See also Northern Texas Traction Co. v. Singer, 34 S. W. (2d) 920; Texas Electric Service Co. v. Kinkead, 84 S. W. (2d) 567.

*384 Actual discovery of the perilous position of the plaintiff is essential to recovery. It is not enough that the one inflicting the injury should have discovered, the peril of the person injured or that he was negligent in not discovering it. Associate Justice Denman, in Texas & Pacific Ry. Co. v. Breadow, 90 Texas 26, 31, 36 S. W. 410, states this rule as follows:

“The principle, however, has no application in the absence of actual knowledge, on the part of the person inflicting the injury, of the peril of the party injured, in time to avoid the injury by the use of the means and agencies then at hand. If he had no such knowledge the new duty was not imposed, though it be clear that by the exercise of reasonable care he might have acquired same. The burden of proof was upon plaintiff in this case, in order to recover for a breach of such new duty, to establish, not that the employes might by the exercise of reasonable care have acquired such knowledge, but that they actually possessed it.”

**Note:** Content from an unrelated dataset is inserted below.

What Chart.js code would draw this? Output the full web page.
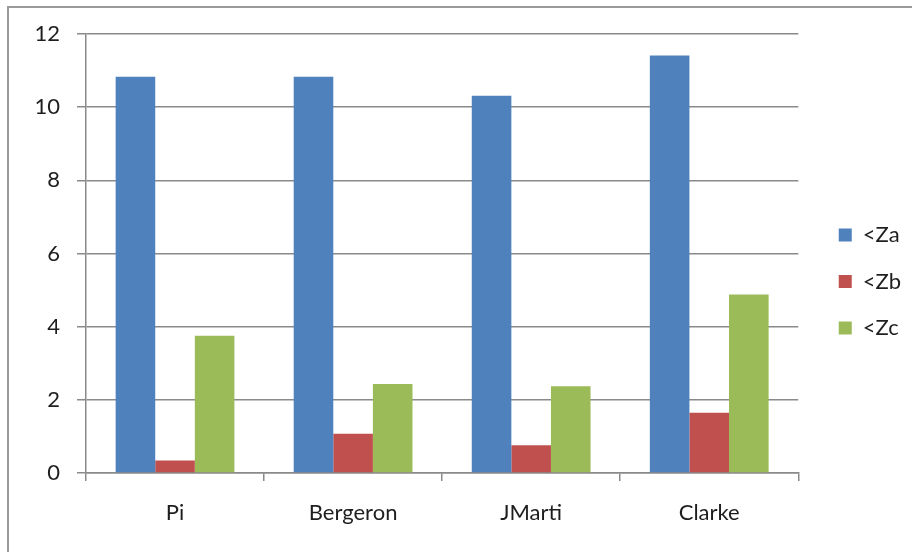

See also Texas & Pacific Ry. Co. v. Staggs, 90 Texas 458, 39 S. W. 295; St. Louis S. & W. Ry. Co. v. Watts, 110 Texas 106, 216 S. W. 391; Malone v. City of Plainview, 127 S. W. (2d) 201; Barber v. Anderson, 127 S. W. (2d) 358.

It is held that the time of discovery is the crucial issue in discovered peril cases and that an issue presenting the element of time must be directly submitted. Northern Texas Traction Co. v. Weed (Com. App.) 300 S. W. 40, 44; Northern Traction Co. v. Singer, 34 S. W. (2d) 920; Malone v. City of Plainview, 127 S. W. (2d) 201.